Activities need to be attached to goals. 

I sat the founders down.

I reminded them of their highest goal: to pitch to investors in 3 months and close a round of funding. To accomplish that goal they needed to pursue activities that would help them show progress.

We talked about what it meant to show progress: they needed to close customers and generate revenue.

But spending all their time chasing a whale that they couldn’t close soon would generate exactly: $0.

Don’t worry about waste.

Going all in, caused them to take up time that they could have been spending on attracting other customers, customers who they might have been able to close faster. No point in worrying about waste. It was time to move forward.

I also helped them realize that even if they landed the whale, investors would be concerned about how much of the business was controlled by one customer.

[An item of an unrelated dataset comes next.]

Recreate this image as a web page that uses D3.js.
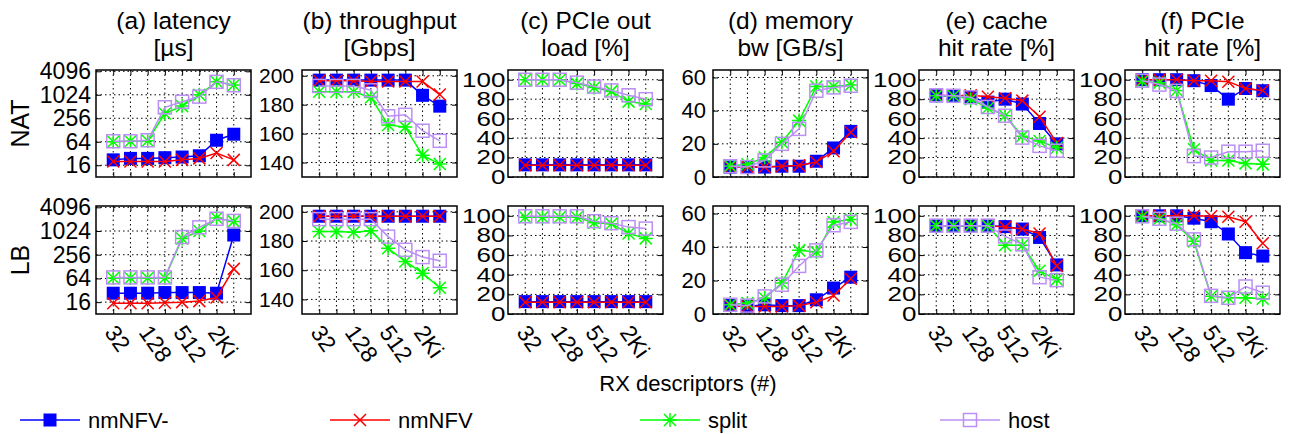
<!DOCTYPE html>
<html>
<head>
<meta charset="utf-8">
<script src="https://cdn.jsdelivr.net/npm/d3@7"></script>
<style>
    body { margin: 0; background: #fff; }
    text { font-family: "Liberation Sans", Arial, sans-serif; fill: #000; }
</style>
</head>
<body>
<svg id="chart" width="1292" height="434"></svg>
<script>
// x values (RX descriptors) and the tick labels shown
var rxDescriptors = [32, 64, 128, 256, 512, 1024, 2048, 4096];
var xTickValues = [32, 128, 512, 2048];
var xTickLabels = ["32", "128", "512", "2Ki"];

var seriesNames = ["nmNFV-", "nmNFV", "split", "host"];
var rowNames = ["NAT", "LB"];
var panelTitles = [
    ["(a) latency", "[\u00b5s]"],
    ["(b) throughput", "[Gbps]"],
    ["(c) PCIe out", "load [%]"],
    ["(d) memory", "bw [GB/s]"],
    ["(e) cache", "hit rate [%]"],
    ["(f) PCIe", "hit rate [%]"]
];
var yTicksLatency = [16, 64, 256, 1024, 4096];
var yTicksThroughput = [140, 160, 180, 200];
var yTicksPercent = [0, 20, 40, 60, 80, 100];
var yTicksMemory = [0, 20, 40, 60];

// each panel: rows are nmNFV-, nmNFV, split, host
var natLatency = [
    [22, 24, 24, 25, 26, 28, 70, 100],
    [20, 20, 20, 20, 22, 24, 33, 22],
    [64, 66, 68, 340, 525, 1024, 2200, 1830],
    [66, 66, 70, 490, 680, 920, 2200, 1800]
];
var natThroughput = [
    [197, 197, 197, 197, 197, 197, 186.5, 179],
    [196.5, 196.5, 196.5, 196, 196, 196, 196, 187],
    [189, 189, 189, 185, 166, 164.5, 145, 139],
    [193, 193, 193, 190, 172, 173, 162, 155]
];
var natPcieLoad = [
    [12.5, 12.5, 12.5, 12.5, 12.5, 12.5, 12.5, 12.5],
    [12, 12, 12, 12, 12, 12, 12, 12],
    [100, 100, 100, 96, 92, 88, 77.5, 75],
    [100, 100, 100, 97, 93, 89, 84, 80]
];
var natMemory = [
    [6, 6, 6, 6.5, 6.5, 9.5, 17.5, 27.5],
    [6, 6, 6, 6.5, 7, 9, 15.5, 27],
    [6.7, 7.7, 11.7, 21, 34, 54.5, 54.5, 55.5],
    [6.5, 6, 10, 20, 29, 52, 54, 55]
];
var natCache = [
    [83.5, 83.5, 82, 77, 80, 75, 55, 34],
    [84, 83.5, 84, 82.5, 81, 78.5, 62, 35],
    [83.5, 83.5, 80, 71, 63, 42, 37, 30],
    [84, 83.5, 82, 72, 63, 40.5, 32, 27]
];
var natPcieHit = [
    [100, 100, 100, 99, 94, 80, 91, 88.7],
    [100, 100, 100, 99, 99, 98, 91, 89],
    [98.5, 97, 89, 28.5, 17, 17, 14, 13],
    [99, 95, 88.5, 21.5, 20, 26, 26, 27]
];
var lbLatency = [
    [27, 27, 27, 28, 28, 28, 27, 810],
    [15, 15, 15, 15.5, 16, 17, 21, 112],
    [66, 66, 66, 66, 660, 1024, 2200, 1800],
    [68, 68, 68, 68, 720, 1270, 2100, 1850]
];
var lbThroughput = [
    [197, 197, 197, 197, 197, 197, 197, 197],
    [197, 197, 197, 197, 197, 197, 197, 197],
    [186.5, 186.5, 186, 187, 175, 166, 158, 148],
    [195, 195, 195, 195, 183, 174, 169, 166.5]
];
var lbPcieLoad = [
    [12.6, 12.6, 12.6, 12.6, 12.6, 12.6, 12.6, 12.6],
    [12, 12, 12, 12, 12, 12, 12, 12],
    [98.6, 98.6, 98.6, 98.6, 93, 92, 82, 77],
    [99.5, 99.5, 99.5, 99.5, 94.5, 92.5, 88.5, 87]
];
var lbMemory = [
    [5.5, 4.5, 5.5, 5, 5, 8.5, 15.5, 22],
    [5, 4.5, 4.5, 4.5, 5, 7, 11, 21],
    [5.5, 6.5, 9.5, 18.5, 38, 37, 55, 56.5],
    [5.5, 5, 10.5, 17.5, 28.7, 38, 53, 55]
];
var lbCache = [
    [90, 90, 90, 90, 89, 86.5, 78, 50],
    [90, 90, 90, 90, 88.5, 86.5, 82, 49],
    [90, 90, 90, 90, 70, 70, 44, 35],
    [90, 90, 90, 90, 79, 71, 37.5, 34.5]
];
var lbPcieHit = [
    [100, 100, 100, 97.6, 94, 81.5, 62.5, 59],
    [100, 100, 100, 100, 99.5, 99, 94, 72],
    [99, 97, 91, 74, 18, 16.5, 16.5, 15.5],
    [99.5, 97, 92, 76, 18.5, 16.5, 28, 21.7]
];

var panelData = [
    [natLatency, natThroughput, natPcieLoad, natMemory, natCache, natPcieHit],
    [lbLatency, lbThroughput, lbPcieLoad, lbMemory, lbCache, lbPcieHit]
];

var colors = ["#0000ff", "#ff0000", "#00ff00", "#bb8ff5"];

var svg = d3.select("#chart");
var panelW = 155;
var panelLefts = [96, 302, 508, 713, 919, 1125];
var rowTops = [70, 206];
var rowHeights = [107, 108];

function makeY(col, h) {
    if (col === 0) return d3.scaleLog().base(2).domain([8, 4096 * 1.08]).range([h, 0]);
    if (col === 1) return d3.scaleLinear().domain([130, 204]).range([h, 0]);
    if (col === 3) return d3.scaleLinear().domain([0, 64.5]).range([h, 0]);
    return d3.scaleLinear().domain([0, 110]).range([h, 0]);
}
function yTicksFor(col) {
    if (col === 0) return yTicksLatency;
    if (col === 1) return yTicksThroughput;
    if (col === 3) return yTicksMemory;
    return yTicksPercent;
}
// label size / gap per panel kind
var tickFont = [23, 21, 20, 22, 20, 20];
var tickGap = [5, 8, 2, 7, 2, 2];

var x = d3.scaleLog().base(2).domain([16, 8192]).range([0, panelW]);

function drawMarker(g, type, cx, cy) {
    var s = 6.5;
    if (type === 0) {
        g.append("rect").attr("x", cx - s).attr("y", cy - s)
            .attr("width", 2 * s).attr("height", 2 * s).attr("fill", colors[0]);
    } else if (type === 1) {
        g.append("path").attr("d", "M" + (cx - 6) + "," + (cy - 6) + "L" + (cx + 6) + "," + (cy + 6) +
            "M" + (cx - 6) + "," + (cy + 6) + "L" + (cx + 6) + "," + (cy - 6))
            .attr("stroke", colors[1]).attr("stroke-width", 1.5).attr("fill", "none");
    } else if (type === 2) {
        g.append("path").attr("d", "M" + (cx - 6) + "," + (cy - 6) + "L" + (cx + 6) + "," + (cy + 6) +
            "M" + (cx - 6) + "," + (cy + 6) + "L" + (cx + 6) + "," + (cy - 6) +
            "M" + (cx - 7) + "," + cy + "L" + (cx + 7) + "," + cy +
            "M" + cx + "," + (cy - 7) + "L" + cx + "," + (cy + 7))
            .attr("stroke", colors[2]).attr("stroke-width", 1.5).attr("fill", "none");
    } else {
        g.append("rect").attr("x", cx - s).attr("y", cy - s)
            .attr("width", 2 * s).attr("height", 2 * s).attr("fill", "none")
            .attr("stroke", colors[3]).attr("stroke-width", 1.5);
    }
}

rowNames.forEach(function(rowName, r) {
    var h = rowHeights[r];
    svg.append("text")
        .attr("transform", "translate(29," + (rowTops[r] + h / 2) + ") rotate(-90)")
        .attr("text-anchor", "middle")
        .style("font-size", "25px")
        .text(rowName);

    panelData[r].forEach(function(data, c) {
        var y = makeY(c, h);
        var g = svg.append("g").attr("transform", "translate(" + panelLefts[c] + "," + rowTops[r] + ")");

        // grid
        g.selectAll(".vgrid").data(rxDescriptors).enter().append("line")
            .attr("x1", function(d) { return x(d); }).attr("x2", function(d) { return x(d); })
            .attr("y1", 0).attr("y2", h)
            .attr("stroke", "#000").attr("stroke-width", 1).attr("stroke-dasharray", "1.5,3");
        g.selectAll(".hgrid").data(yTicksFor(c)).enter().append("line")
            .attr("x1", 0).attr("x2", panelW)
            .attr("y1", function(d) { return y(d); }).attr("y2", function(d) { return y(d); })
            .attr("stroke", "#000").attr("stroke-width", 1).attr("stroke-dasharray", "1.5,3");

        // y axis (ticks inside, labels outside)
        var yAxis = d3.axisLeft(y).tickValues(yTicksFor(c)).tickSize(-5).tickPadding(tickGap[c])
            .tickFormat(function(d) { return d; });
        var ya = g.append("g").call(yAxis);
        ya.select(".domain").remove();
        ya.selectAll("text")
            .attr("font-family", "Liberation Sans, Arial, sans-serif")
            .style("font-size", tickFont[c] + "px");
        if (c === 2 || c === 4 || c === 5) {
            // wide, squat percent labels as in the original
            ya.selectAll("text").attr("transform", "scale(1.3,1)");
        }
        var ya2 = g.append("g").attr("transform", "translate(" + panelW + ",0)")
            .call(d3.axisRight(y).tickValues(yTicksFor(c)).tickSize(-5).tickFormat(""));
        ya2.select(".domain").remove();

        // x axis ticks
        var xa = g.append("g").attr("transform", "translate(0," + h + ")")
            .call(d3.axisBottom(x).tickValues(rxDescriptors).tickSize(-5).tickFormat(""));
        xa.select(".domain").remove();
        var xa2 = g.append("g").call(d3.axisTop(x).tickValues(rxDescriptors).tickSize(-5).tickFormat(""));
        xa2.select(".domain").remove();

        if (r === 1) {
            g.selectAll(".xlab").data(xTickValues).enter().append("text")
                .attr("transform", function(d) { return "translate(" + (x(d) + 4) + "," + (h + 9) + ") rotate(55)"; })
                .attr("dy", "0.72em")
                .style("font-size", "23px")
                .text(function(d, i) { return xTickLabels[i]; });
        }

        // series
        data.forEach(function(vals, s) {
            var line = d3.line()
                .x(function(d, i) { return x(rxDescriptors[i]); })
                .y(function(d) { return y(d); });
            g.append("path").datum(vals)
                .attr("d", line).attr("fill", "none")
                .attr("stroke", colors[s]).attr("stroke-width", 1.5);
            vals.forEach(function(v, i) {
                drawMarker(g, s, x(rxDescriptors[i]), y(v));
            });
        });

        // frame
        g.append("rect").attr("width", panelW).attr("height", h)
            .attr("fill", "none").attr("stroke", "#000").attr("stroke-width", 1.5);

        if (r === 0) {
            var title = svg.append("text")
                .attr("x", panelLefts[c] + panelW / 2)
                .attr("text-anchor", "middle")
                .style("font-size", "24.5px");
            title.append("tspan").attr("x", panelLefts[c] + panelW / 2).attr("y", 29).text(panelTitles[c][0]);
            title.append("tspan").attr("x", panelLefts[c] + panelW / 2).attr("y", 56).text(panelTitles[c][1]);
        }
    });
});

svg.append("text")
    .attr("x", 688).attr("y", 391)
    .attr("text-anchor", "middle")
    .style("font-size", "22px")
    .text("RX descriptors (#)");

// legend
var legendX = [20, 330, 640, 940];
seriesNames.forEach(function(name, s) {
    var lg = svg.append("g");
    var lx = legendX[s], ly = 420;
    lg.append("line").attr("x1", lx).attr("x2", lx + 60).attr("y1", ly).attr("y2", ly)
        .attr("stroke", colors[s]).attr("stroke-width", 1.5);
    drawMarker(lg, s, lx + 30, ly);
    lg.append("text").attr("x", lx + 68).attr("y", ly + 8)
        .style("font-size", "22px").text(name);
});
</script>
</body>
</html>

Investors would be more receptive to seeing that the company had acquired a lot of smaller customers, who they closed quickly over a period of time, than the one whale that took months to land.

But to run the new experiment, I’d need them to trust me, and stop focusing all their energy on one particular outcome.

The founders agreed that it was important to take a step back and stop directing their energy towards a particular outcome.

They could make more progress by going after some smaller customers. While it might mean they make less money initially, over time it would be a healthier strategy for their business.

Now I want to know what was the last whale you tried to land? Was it a customer, a job, a promotion, or something else? Did you become fixated on landing the whale or did you re-focus your energy and make progress?